INFORMATION GIVEN >>
########################################
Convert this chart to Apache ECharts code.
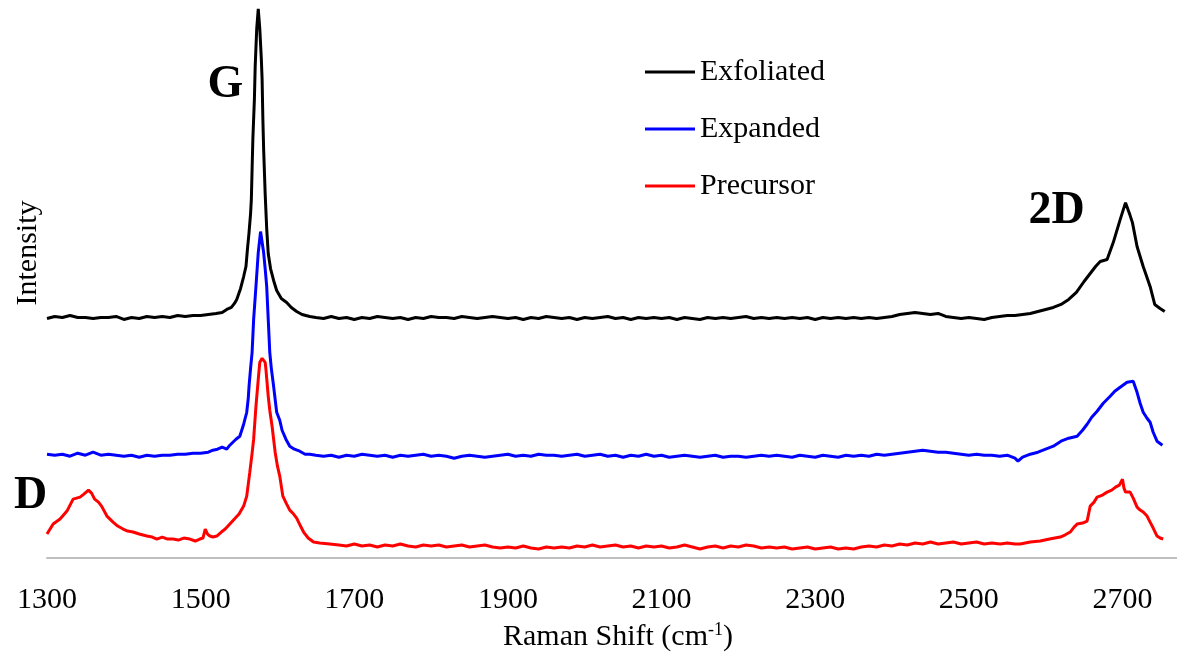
<!DOCTYPE html>
<html lang="en">
<head>
    <meta charset="utf-8">
    <title>Raman spectra</title>
    <script src="https://cdn.jsdelivr.net/npm/echarts@6/dist/echarts.min.js"></script>
    <style>
        html, body { margin: 0; padding: 0; background: #fff; }
        #main { width: 1177px; height: 657px; }
    </style>
</head>
<body>
<div id="main"></div>
<script type="text/javascript">
    // x tick labels
    const shiftTicks = [1300, 1500, 1700, 1900, 2100, 2300, 2500, 2700];
    const seriesNames = ['Exfoliated', 'Expanded', 'Precursor'];

    // [Raman shift (cm-1), intensity (a.u., offset traces)]
    const exfoliated = [
        [1300,240],[1310,242],[1320,241],[1330,243],[1340,241],[1350,241],[1360,240],[1370,241],[1380,241],[1390,242],
        [1400,239],[1410,241],[1420,240],[1430,242],[1440,241],[1450,242],[1460,241],[1470,243],[1480,242],[1490,243],
        [1500,243],[1510,244],[1520,245],[1528,246],[1534,249],[1540,251],[1544,255],[1547,259],[1552,270],[1556,282],
        [1559,292],[1561,310],[1563,326],[1565,345],[1566,359],[1567,390],[1568,420],[1570,460],[1571,492],[1573,530],
        [1575,550],[1577,530],[1579,500],[1580,480],[1581,440],[1582,410],[1584,365],[1586,330],[1588,305],[1591,290],
        [1595,278],[1599,268],[1605,260],[1612,256],[1618,251],[1625,247],[1632,244],[1642,242],
        [1650,241],[1660,240],[1670,242],[1680,240],[1690,241],[1700,239],[1710,241],[1720,240],[1730,242],[1740,241],
        [1750,240],[1760,241],[1770,239],[1780,241],[1790,240],[1800,242],[1810,241],[1820,241],[1830,240],[1840,242],
        [1850,241],[1860,240],[1870,241],[1880,242],[1890,241],[1900,240],[1910,241],[1920,239],[1930,241],[1940,240],
        [1950,242],[1960,241],[1970,240],[1980,241],[1990,239],[2000,241],[2010,240],[2020,241],[2030,242],[2040,240],
        [2050,241],[2060,239],[2070,241],[2080,240],[2090,241],[2100,240],[2110,241],[2120,239],[2130,241],[2140,240],
        [2150,239],[2160,241],[2170,240],[2180,241],[2190,240],[2200,241],[2210,242],[2220,240],[2230,241],[2240,240],
        [2250,241],[2260,240],[2270,241],[2280,240],[2290,241],[2300,239],[2310,241],[2320,240],[2330,241],[2340,240],
        [2350,241],[2360,240],[2370,241],[2380,240],[2390,241],[2400,242],[2410,244],[2420,245],[2430,246],[2440,245],
        [2450,244],[2460,245],[2470,242],[2480,241],[2490,240],[2500,241],[2510,240],[2520,239],[2530,241],[2540,242],
        [2550,243],[2560,243],[2570,244],[2580,245],[2590,247],[2600,249],[2610,251],[2620,254],[2630,259],[2640,266],
        [2650,277],[2660,287],[2665,292],[2671,297],[2680,299],[2688,316],[2697,339],[2704,356],[2710,343],[2713,336],
        [2719,312],[2727,292],[2736,272],[2742,254],[2749,250],[2755,247]
    ];

    const expanded = [
        [1300,104],[1310,103],[1320,104],[1330,102],[1340,105],[1350,103],[1360,106],[1370,103],[1380,104],[1390,103],
        [1400,102],[1410,103],[1420,101],[1430,103],[1440,102],[1450,103],[1460,103],[1470,104],[1480,104],[1490,105],
        [1500,105],[1510,106],[1516,108],[1522,109],[1528,111],[1534,109],[1538,113],[1542,116],[1546,119],[1551,122],
        [1556,134],[1558,140],[1560,146],[1562,160],[1563,172],[1565,190],[1567,206],[1569,239],[1572,272],[1575,306],
        [1578,327],[1579,329],[1580,326],[1582,306],[1584,290],[1586,272],[1588,239],[1590,206],[1592,190],[1595,172],
        [1599,146],[1603,138],[1606,128],[1611,119],[1616,112],[1622,109],[1629,107],[1636,104],[1642,104],
        [1650,103],[1660,102],[1670,103],[1680,101],[1690,103],[1700,102],[1710,104],[1720,103],[1730,102],[1740,103],
        [1750,101],[1760,103],[1770,102],[1780,103],[1790,104],[1800,102],[1810,103],[1820,102],[1830,100],[1840,102],
        [1850,103],[1860,102],[1870,101],[1880,102],[1890,103],[1900,104],[1910,102],[1920,103],[1930,102],[1940,104],
        [1950,103],[1960,103],[1970,102],[1980,103],[1990,104],[2000,102],[2010,103],[2020,104],[2030,102],[2040,103],
        [2050,101],[2060,103],[2070,102],[2080,104],[2090,102],[2100,103],[2110,101],[2120,102],[2130,103],[2140,102],
        [2150,101],[2160,102],[2170,103],[2180,101],[2190,102],[2200,102],[2210,101],[2220,102],[2230,103],[2240,102],
        [2250,103],[2260,102],[2270,101],[2280,103],[2290,102],[2300,101],[2310,103],[2320,102],[2330,101],[2340,103],
        [2350,102],[2360,103],[2370,102],[2380,104],[2390,103],[2400,104],[2410,105],[2420,106],[2430,107],[2440,108],
        [2450,107],[2460,106],[2470,106],[2480,105],[2490,104],[2500,103],[2510,104],[2520,103],[2530,103],[2540,102],
        [2550,103],[2560,100],[2564,97],[2570,101],[2580,104],[2590,106],[2600,109],[2610,112],[2620,117],[2630,120],
        [2641,122],[2648,128],[2654,134],[2660,141],[2667,147],[2675,155],[2684,162],[2690,167],[2697,171],[2706,176],
        [2714,177],[2719,166],[2723,155],[2727,146],[2732,140],[2736,136],[2740,126],[2745,117],[2752,113]
    ];

    const precursor = [
        [1300,24],[1308,34],[1317,39],[1326,47],[1334,59],[1343,61],[1348,64],[1354,68],[1358,65],[1362,59],
        [1367,56],[1371,52],[1378,42],[1386,36],[1392,32],[1399,29],[1405,27],[1412,26],[1420,24],[1430,22],
        [1437,21],[1443,19],[1450,21],[1457,19],[1464,19],[1471,18],[1478,20],[1486,19],[1493,17],[1499,19],
        [1503,20],[1506,29],[1509,24],[1512,22],[1516,21],[1521,22],[1527,26],[1532,29],[1538,34],[1544,39],
        [1550,44],[1556,52],[1560,62],[1564,86],[1567,105],[1569,119],[1572,152],[1575,179],[1577,196],[1580,200],
        [1582,202],[1584,196],[1585,189],[1588,162],[1590,148],[1593,132],[1597,106],[1600,92],[1603,82],[1607,62],
        [1612,54],[1616,48],[1621,44],[1625,40],[1630,32],[1634,26],[1640,20],[1647,16],[1655,15],[1668,14],
        [1680,13],[1690,12],[1700,14],[1710,12],[1720,13],[1730,11],[1740,13],[1750,12],[1760,14],[1770,12],
        [1780,11],[1790,13],[1800,12],[1810,13],[1820,11],[1830,12],[1840,13],[1850,11],[1860,12],[1870,13],
        [1880,11],[1890,10],[1900,11],[1910,10],[1920,12],[1930,10],[1940,9],[1950,11],[1960,10],[1970,11],
        [1980,10],[1990,12],[2000,11],[2010,13],[2020,11],[2030,12],[2040,13],[2050,11],[2060,12],[2070,10],
        [2080,12],[2090,11],[2100,12],[2110,10],[2120,11],[2130,13],[2140,11],[2150,9],[2160,11],[2170,12],
        [2180,10],[2190,12],[2200,11],[2210,13],[2220,12],[2230,10],[2240,11],[2250,10],[2260,11],[2270,9],
        [2280,10],[2290,11],[2300,9],[2310,10],[2320,11],[2330,9],[2340,10],[2350,9],[2360,11],[2370,12],
        [2380,11],[2390,13],[2400,12],[2410,14],[2420,13],[2430,15],[2440,14],[2450,16],[2460,14],[2470,15],
        [2480,16],[2490,14],[2500,15],[2510,16],[2520,14],[2530,15],[2541,14],[2550,15],[2560,14],[2567,14],
        [2580,16],[2593,17],[2605,19],[2619,21],[2625,23],[2632,26],[2637,31],[2641,34],[2648,35],[2654,37],
        [2658,52],[2663,56],[2667,61],[2674,63],[2680,66],[2686,68],[2691,71],[2696,73],[2700,79],[2702,70],
        [2704,66],[2710,66],[2714,60],[2719,51],[2723,48],[2727,46],[2732,42],[2736,36],[2740,30],[2745,22],
        [2749,20],[2753,19]
    ];

    const serif = '"Liberation Serif", "Times New Roman", serif';

    function initChart() {
        let myChart = echarts.init(document.getElementById('main'));
        const option = {
            animation: false,
            color: ['#000000', '#0000ff', '#ff0000'],
            grid: { left: 47, right: 0, top: 0, bottom: 98, containLabel: false },
            legend: {
                orient: 'vertical',
                left: 645,
                top: 57,
                padding: 0,
                itemWidth: 50,
                itemHeight: 3,
                itemGap: 27,
                icon: 'rect',
                data: seriesNames,
                textStyle: { fontFamily: serif, fontSize: 30, color: '#000' }
            },
            xAxis: {
                type: 'value',
                min: shiftTicks[0],
                max: 2771,
                interval: 200,
                name: 'Raman Shift (cm{sup|-1})',
                nameLocation: 'middle',
                nameGap: 63,
                nameTextStyle: {
                    fontFamily: serif, fontSize: 30, color: '#000',
                    padding: [0, 0, 0, 12],
                    rich: { sup: { fontFamily: serif, fontSize: 18, color: '#000', verticalAlign: 'top', padding: [0, 0, 14, 0] } }
                },
                axisLine: { lineStyle: { color: '#bfbfbf', width: 2 } },
                axisTick: { show: false },
                splitLine: { show: false },
                axisLabel: {
                    fontFamily: serif, fontSize: 30, color: '#000', margin: 27,
                    showMaxLabel: false,
                    formatter: function (v) { return String(v); }
                }
            },
            yAxis: {
                type: 'value',
                min: 0,
                max: 559,
                show: false
            },
            graphic: [
                { type: 'text', x: 28.5, y: 253, rotation: Math.PI / 2,
                  style: { text: 'Intensity', font: '30px ' + serif, fill: '#000', align: 'center', verticalAlign: 'middle' } },
                { type: 'text', x: 225.5, y: 85,
                  style: { text: 'G', font: 'bold 46px ' + serif, fill: '#000', align: 'center', verticalAlign: 'middle' } },
                { type: 'text', x: 30.5, y: 496,
                  style: { text: 'D', font: 'bold 46px ' + serif, fill: '#000', align: 'center', verticalAlign: 'middle' } },
                { type: 'text', x: 1056.5, y: 211,
                  style: { text: '2D', font: 'bold 46px ' + serif, fill: '#000', align: 'center', verticalAlign: 'middle' } }
            ],
            series: [
                { name: seriesNames[0], type: 'line', data: exfoliated, showSymbol: false, symbol: 'none',
                  lineStyle: { width: 3, color: '#000000' } },
                { name: seriesNames[1], type: 'line', data: expanded, showSymbol: false, symbol: 'none',
                  lineStyle: { width: 3, color: '#0000ff' } },
                { name: seriesNames[2], type: 'line', data: precursor, showSymbol: false, symbol: 'none',
                  lineStyle: { width: 3, color: '#ff0000' } }
            ]
        };
        myChart.setOption(option);
    }
    initChart();
</script>
</body>
</html>
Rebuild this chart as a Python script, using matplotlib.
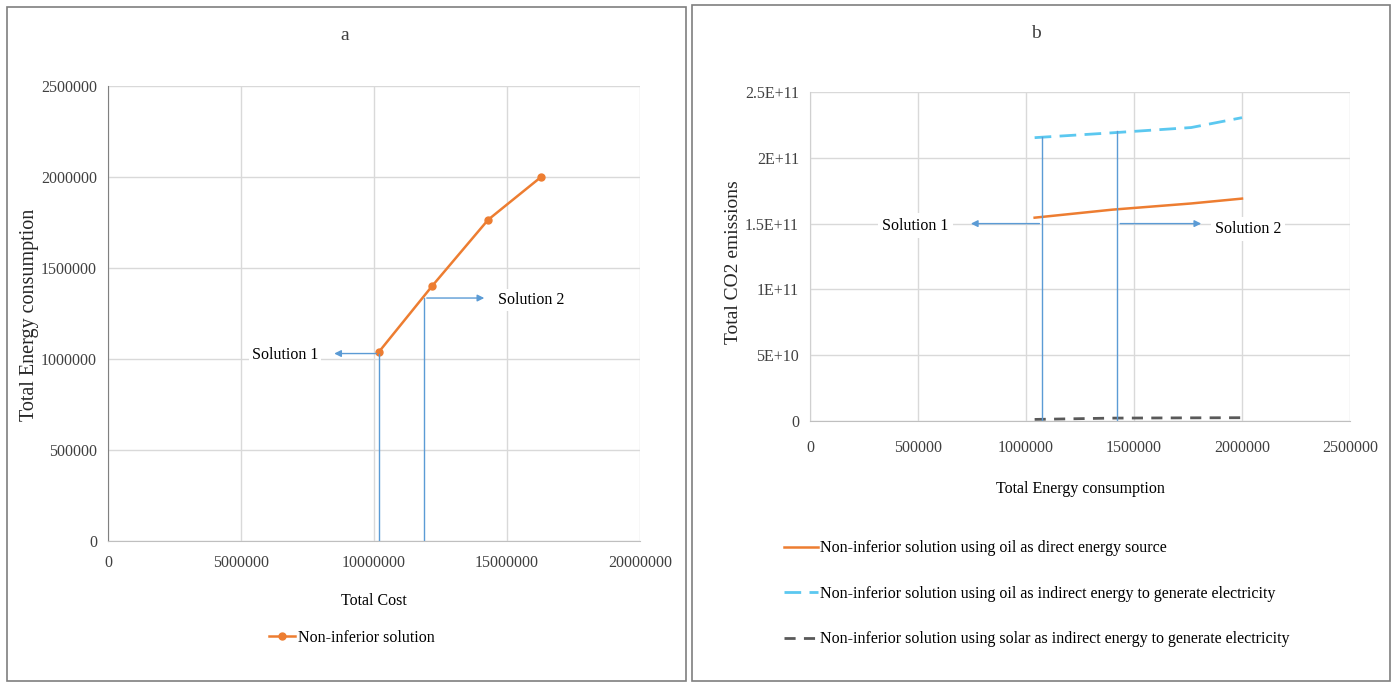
import matplotlib
matplotlib.use("Agg")
import matplotlib.pyplot as plt
from matplotlib.patches import Rectangle

plt.rcParams['font.family'] = ['Liberation Serif', 'DejaVu Serif']

# ---- data ----
total_cost = [10190000, 12180000, 14290000, 16280000]
energy_a = [1040000, 1400000, 1765000, 2000000]

energy_b = [1040000, 1400000, 1765000, 2000000]
co2_oil_direct = [1.545e11, 1.606e11, 1.653e11, 1.69e11]
co2_oil_indirect = [2.153e11, 2.19e11, 2.23e11, 2.305e11]
co2_solar = [1.2e9, 2.2e9, 2.4e9, 2.5e9]

a_xticks = [0, 5000000, 10000000, 15000000, 20000000]
a_yticks = [0, 500000, 1000000, 1500000, 2000000, 2500000]
b_xticks = [0, 500000, 1000000, 1500000, 2000000, 2500000]
b_yticks = [0, 5e10, 1e11, 1.5e11, 2e11, 2.5e11]
b_yticklabels = ['0', '5E+10', '1E+11', '1.5E+11', '2E+11', '2.5E+11']

# solution markers (x of vertical line, y of arrow / top, arrow end x)
a_sol1 = (10190000, 1030000, 8400000)
a_sol2 = (11880000, 1335000, 14250000)
b_sol1 = (1075000, 2.16e11, 732000)
b_sol2 = (1423000, 2.20e11, 1824000)
b_arrow_y = 1.5e11

ORANGE = '#ED7D31'
ARROW = '#5B9BD5'
LBLUE = '#5BC8F0'
DGRAY = '#595959'
GRID = '#d9d9d9'
FS = 11.5
YLFS = 14.5

W, H = 1396, 684
fig = plt.figure(figsize=(W / 100, H / 100), dpi=100)

# panel borders
fig.add_artist(Rectangle((7 / W, 1 - 681 / H), (686 - 7) / W, (681 - 7) / H,
                         transform=fig.transFigure, fill=False, edgecolor='#7f7f7f', lw=1.2))
fig.add_artist(Rectangle((692 / W, 1 - 681 / H), (1390 - 692) / W, (681 - 5) / H,
                         transform=fig.transFigure, fill=False, edgecolor='#7f7f7f', lw=1.2))


def style(ax, left_color):
    ax.grid(True, color=GRID, lw=1)
    ax.set_axisbelow(True)
    for s in ['top', 'right']:
        ax.spines[s].set_visible(False)
    ax.spines['left'].set_color(left_color)
    ax.spines['bottom'].set_color('#bfbfbf')
    ax.tick_params(length=0, labelsize=FS, colors='#404040', pad=8)


# ---- panel a ----
axa = fig.add_axes([108 / W, 1 - 541 / H, (640 - 108) / W, (541 - 86) / H])
style(axa, '#808080')
axa.tick_params(axis='x', pad=10)
axa.set_xlim(0, 20000000)
axa.set_ylim(0, 2500000)
axa.set_xticks(a_xticks)
axa.set_xticklabels([str(v) for v in a_xticks])
axa.set_yticks(a_yticks)
axa.set_yticklabels([str(v) for v in a_yticks])
axa.plot(total_cost, energy_a, color=ORANGE, lw=1.8, marker='o', ms=5,
         label='Non-inferior solution')
axa.set_xlabel('Total Cost', fontsize=FS, labelpad=16)
fig.text(30 / W, 1 - 315 / H, 'Total Energy consumption', fontsize=YLFS, rotation=90,
         ha='center', va='center', color='#262626')
fig.text(345 / W, 1 - 35 / H, 'a', fontsize=14, ha='center', va='center', color='#404040')

for (xv, yv, xe) in [a_sol1, a_sol2]:
    axa.plot([xv, xv], [0, yv], color=ARROW, lw=1)
    axa.annotate('', xy=(xe, yv), xytext=(xv, yv),
                 arrowprops=dict(arrowstyle='-|>', color=ARROW, lw=1, mutation_scale=10))
axa.text(a_sol1[2] - 500000, a_sol1[1] - 10000, 'Solution 1', fontsize=FS, ha='right', va='center',
         bbox=dict(facecolor='white', edgecolor='none', pad=2))
axa.text(a_sol2[2] + 400000, a_sol2[1] - 10000, 'Solution 2', fontsize=FS, ha='left', va='center',
         bbox=dict(facecolor='white', edgecolor='none', pad=2))

axa.legend(loc='center', bbox_to_anchor=(352 / W, 1 - 638 / H), bbox_transform=fig.transFigure,
           frameon=False, fontsize=FS, handlelength=1.6, handletextpad=0.2)

# ---- panel b ----
axb = fig.add_axes([810 / W, 1 - 421 / H, (1350 - 810) / W, (421 - 92) / H])
style(axb, '#d0d0d0')
axb.tick_params(axis='x', pad=14)
axb.set_xlim(0, 2500000)
axb.set_ylim(0, 2.5e11)
axb.set_xticks(b_xticks)
axb.set_xticklabels([str(v) for v in b_xticks])
axb.set_yticks(b_yticks)
axb.set_yticklabels(b_yticklabels)
l1, = axb.plot(energy_b, co2_oil_direct, color=ORANGE, lw=1.8,
               label='Non-inferior solution using oil as direct energy source')
l2, = axb.plot(energy_b, co2_oil_indirect, color=LBLUE, lw=2, dashes=(6, 3),
               label='Non-inferior solution using oil as indirect energy to generate electricity')
l3, = axb.plot(energy_b, co2_solar, color=DGRAY, lw=2, dashes=(4, 3),
               label='Non-inferior solution using solar as indirect energy to generate electricity')
axb.set_xlabel('Total Energy consumption', fontsize=FS, labelpad=18)
fig.text(733 / W, 1 - 262 / H, 'Total CO2 emissions', fontsize=YLFS - 0.5, rotation=90,
         ha='center', va='center', color='#262626')
fig.text(1036 / W, 1 - 33 / H, 'b', fontsize=14, ha='center', va='center', color='#404040')

for (xv, yv, _) in [b_sol1, b_sol2]:
    axb.plot([xv, xv], [0, yv], color=ARROW, lw=1)
axb.annotate('', xy=(b_sol1[2], b_arrow_y), xytext=(b_sol1[0], b_arrow_y),
             arrowprops=dict(arrowstyle='-|>', color=ARROW, lw=1, mutation_scale=10))
axb.annotate('', xy=(b_sol2[2], b_arrow_y), xytext=(b_sol2[0], b_arrow_y),
             arrowprops=dict(arrowstyle='-|>', color=ARROW, lw=1, mutation_scale=10))
axb.text(b_sol1[2] - 90000, b_arrow_y - 1.5e9, 'Solution 1', fontsize=FS, ha='right', va='center',
         bbox=dict(facecolor='white', edgecolor='none', pad=3))
axb.text(b_sol2[2] + 50000, b_arrow_y - 4e9, 'Solution 2', fontsize=FS, ha='left', va='center',
         bbox=dict(facecolor='white', edgecolor='none', pad=3))

fig.legend(handles=[l1, l2, l3], loc='upper left',
           bbox_to_anchor=(770 / W, 1 - 526 / H), bbox_transform=fig.transFigure,
           frameon=False, fontsize=FS, handlelength=2.1, handletextpad=0.15, labelspacing=1.85)

fig.savefig('out.png', dpi=100)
########################################
WHAT THE EXERCISE ASKS >>
Repeat, word for word and with no pictures, only the lines running from the beginning of the data to the line that contains "const seriesNames = ['Exfoliated', 'Expanded', 'Precursor'];".

WRITTEN REPLY >>
Convert this chart to Apache ECharts code.
<!DOCTYPE html>
<html lang="en">
<head>
    <meta charset="utf-8">
    <title>Raman spectra</title>
    <script src="https://cdn.jsdelivr.net/npm/echarts@6/dist/echarts.min.js"></script>
    <style>
        html, body { margin: 0; padding: 0; background: #fff; }
        #main { width: 1177px; height: 657px; }
    </style>
</head>
<body>
<div id="main"></div>
<script type="text/javascript">
    // x tick labels
    const shiftTicks = [1300, 1500, 1700, 1900, 2100, 2300, 2500, 2700];
    const seriesNames = ['Exfoliated', 'Expanded', 'Precursor'];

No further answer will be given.